Biden and his team have sounded obligatory, but wan, warnings against continuing the attacks against Americans. The president warned late last month, “We will respond.” Defense Secretary Lloyd Austin has directly implicated the Iranian regime, saying that it “wants to hide its hand and deny its role in these attacks against our forces. We will not let them.”

 

About that much, Austin is correct. The U.S. should not let Iran obscure its direct role in these operations. But by ordering pinprick retaliatory measures that are so severely limited that there’s not even a possibility of hitting personnel from Iran’s proxy forces, Team Biden is letting the ayatollah get away with thinly veiled aggression.

 

To reestablish deterrence, Biden need look no further than what his predecessor did in 2020, after he ordered the killing of Quds Force general Qasem Soleimani, an act that sent shock waves across the Middle East.

 

Biden’s warnings aren’t breaking through because the Iranians simply don’t believe them.

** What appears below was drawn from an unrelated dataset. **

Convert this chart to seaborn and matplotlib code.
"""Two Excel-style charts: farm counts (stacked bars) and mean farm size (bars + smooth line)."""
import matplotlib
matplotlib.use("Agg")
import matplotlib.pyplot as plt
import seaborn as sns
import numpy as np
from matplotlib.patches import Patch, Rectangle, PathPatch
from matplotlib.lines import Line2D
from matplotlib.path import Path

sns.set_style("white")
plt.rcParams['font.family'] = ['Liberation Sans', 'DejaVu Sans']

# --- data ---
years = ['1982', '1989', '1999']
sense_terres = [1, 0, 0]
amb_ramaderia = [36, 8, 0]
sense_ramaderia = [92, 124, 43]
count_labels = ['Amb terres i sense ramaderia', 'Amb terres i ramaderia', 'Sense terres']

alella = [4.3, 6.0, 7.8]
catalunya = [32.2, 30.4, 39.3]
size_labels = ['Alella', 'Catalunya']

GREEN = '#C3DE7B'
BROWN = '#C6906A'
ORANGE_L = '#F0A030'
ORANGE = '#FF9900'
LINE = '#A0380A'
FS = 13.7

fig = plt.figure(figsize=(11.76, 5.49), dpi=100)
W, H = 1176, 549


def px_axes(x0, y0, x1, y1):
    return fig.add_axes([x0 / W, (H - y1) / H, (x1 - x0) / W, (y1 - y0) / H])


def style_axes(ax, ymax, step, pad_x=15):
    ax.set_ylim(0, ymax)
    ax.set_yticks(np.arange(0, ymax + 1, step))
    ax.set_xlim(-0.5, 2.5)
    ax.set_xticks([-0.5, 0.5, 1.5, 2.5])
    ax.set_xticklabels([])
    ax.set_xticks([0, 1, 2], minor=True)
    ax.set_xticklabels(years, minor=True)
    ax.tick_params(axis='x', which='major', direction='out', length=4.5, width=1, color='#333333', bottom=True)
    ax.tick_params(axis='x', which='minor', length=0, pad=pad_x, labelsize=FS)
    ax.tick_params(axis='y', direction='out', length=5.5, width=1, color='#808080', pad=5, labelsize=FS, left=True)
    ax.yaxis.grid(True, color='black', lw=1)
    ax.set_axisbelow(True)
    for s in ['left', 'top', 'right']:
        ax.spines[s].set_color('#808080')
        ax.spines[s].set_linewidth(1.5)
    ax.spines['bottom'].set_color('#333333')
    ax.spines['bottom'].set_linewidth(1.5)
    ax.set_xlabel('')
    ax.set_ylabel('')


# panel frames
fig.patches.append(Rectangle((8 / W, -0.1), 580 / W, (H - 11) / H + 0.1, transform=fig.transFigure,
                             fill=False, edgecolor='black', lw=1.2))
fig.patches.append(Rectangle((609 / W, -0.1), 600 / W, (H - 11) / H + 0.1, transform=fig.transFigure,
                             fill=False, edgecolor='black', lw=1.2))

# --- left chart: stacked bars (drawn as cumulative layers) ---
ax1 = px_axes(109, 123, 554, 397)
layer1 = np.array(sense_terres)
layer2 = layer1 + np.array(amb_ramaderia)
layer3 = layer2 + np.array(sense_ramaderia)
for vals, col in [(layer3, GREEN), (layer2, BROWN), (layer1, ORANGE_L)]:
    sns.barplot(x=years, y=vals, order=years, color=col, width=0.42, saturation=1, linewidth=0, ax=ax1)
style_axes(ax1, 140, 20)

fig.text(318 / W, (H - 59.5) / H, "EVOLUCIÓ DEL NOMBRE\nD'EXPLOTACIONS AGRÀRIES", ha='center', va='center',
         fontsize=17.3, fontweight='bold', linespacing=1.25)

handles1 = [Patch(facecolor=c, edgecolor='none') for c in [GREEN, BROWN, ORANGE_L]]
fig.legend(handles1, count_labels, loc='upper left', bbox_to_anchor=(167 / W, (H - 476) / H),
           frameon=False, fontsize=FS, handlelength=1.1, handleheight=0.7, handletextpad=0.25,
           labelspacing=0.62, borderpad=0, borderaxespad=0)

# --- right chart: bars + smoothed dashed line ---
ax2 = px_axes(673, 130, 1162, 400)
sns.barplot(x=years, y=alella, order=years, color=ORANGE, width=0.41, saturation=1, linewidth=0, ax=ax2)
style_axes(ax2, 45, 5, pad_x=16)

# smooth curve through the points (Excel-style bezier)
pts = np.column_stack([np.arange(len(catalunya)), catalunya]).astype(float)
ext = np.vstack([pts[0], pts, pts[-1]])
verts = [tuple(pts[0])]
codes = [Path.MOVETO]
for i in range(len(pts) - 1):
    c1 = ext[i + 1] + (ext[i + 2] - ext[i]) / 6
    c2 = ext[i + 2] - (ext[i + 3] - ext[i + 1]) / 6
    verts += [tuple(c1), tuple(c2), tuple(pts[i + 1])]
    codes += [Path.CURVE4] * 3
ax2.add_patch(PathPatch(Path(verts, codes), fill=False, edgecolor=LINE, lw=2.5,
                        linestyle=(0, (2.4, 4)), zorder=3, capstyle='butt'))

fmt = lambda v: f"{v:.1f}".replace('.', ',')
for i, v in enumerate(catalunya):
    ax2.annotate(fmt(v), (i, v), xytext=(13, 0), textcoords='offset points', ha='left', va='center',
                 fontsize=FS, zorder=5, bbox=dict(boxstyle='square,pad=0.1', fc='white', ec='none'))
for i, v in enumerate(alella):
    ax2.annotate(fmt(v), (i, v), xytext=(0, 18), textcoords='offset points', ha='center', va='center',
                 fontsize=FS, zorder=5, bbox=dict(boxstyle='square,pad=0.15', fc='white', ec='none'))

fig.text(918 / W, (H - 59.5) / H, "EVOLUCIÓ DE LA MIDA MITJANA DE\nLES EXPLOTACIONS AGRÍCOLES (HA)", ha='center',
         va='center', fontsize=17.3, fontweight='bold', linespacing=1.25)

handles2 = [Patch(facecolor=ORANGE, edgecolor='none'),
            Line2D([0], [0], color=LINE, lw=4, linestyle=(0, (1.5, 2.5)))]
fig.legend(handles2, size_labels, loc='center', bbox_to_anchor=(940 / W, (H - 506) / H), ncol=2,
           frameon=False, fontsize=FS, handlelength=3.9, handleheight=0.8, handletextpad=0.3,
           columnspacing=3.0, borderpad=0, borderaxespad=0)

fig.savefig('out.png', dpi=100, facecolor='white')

This is the president who spent his first year in office delaying missile tests so as not to provoke Russia, and who couldn’t bring himself to kill a malign Russian pipeline project that would have put a noose around Ukraine’s stability and security. (Everyone knows what happened next.)

 

He’s the president who failed to respond forcefully to Iran’s pre-October 7 proxy attacks — and to Iran’s plots to assassinate former senior U.S. officials and journalists. And the president who was more preoccupied with sending aid to Palestinians that almost certainly got diverted to Hamas, and with unwinding Trump’s maximum-pressure campaign, than squeezing Iranian terrorists.

 

President Biden’s messages to the regime are best delivered via airmail — but evidently no one is receiving them, because the missiles are landing when they’re not home.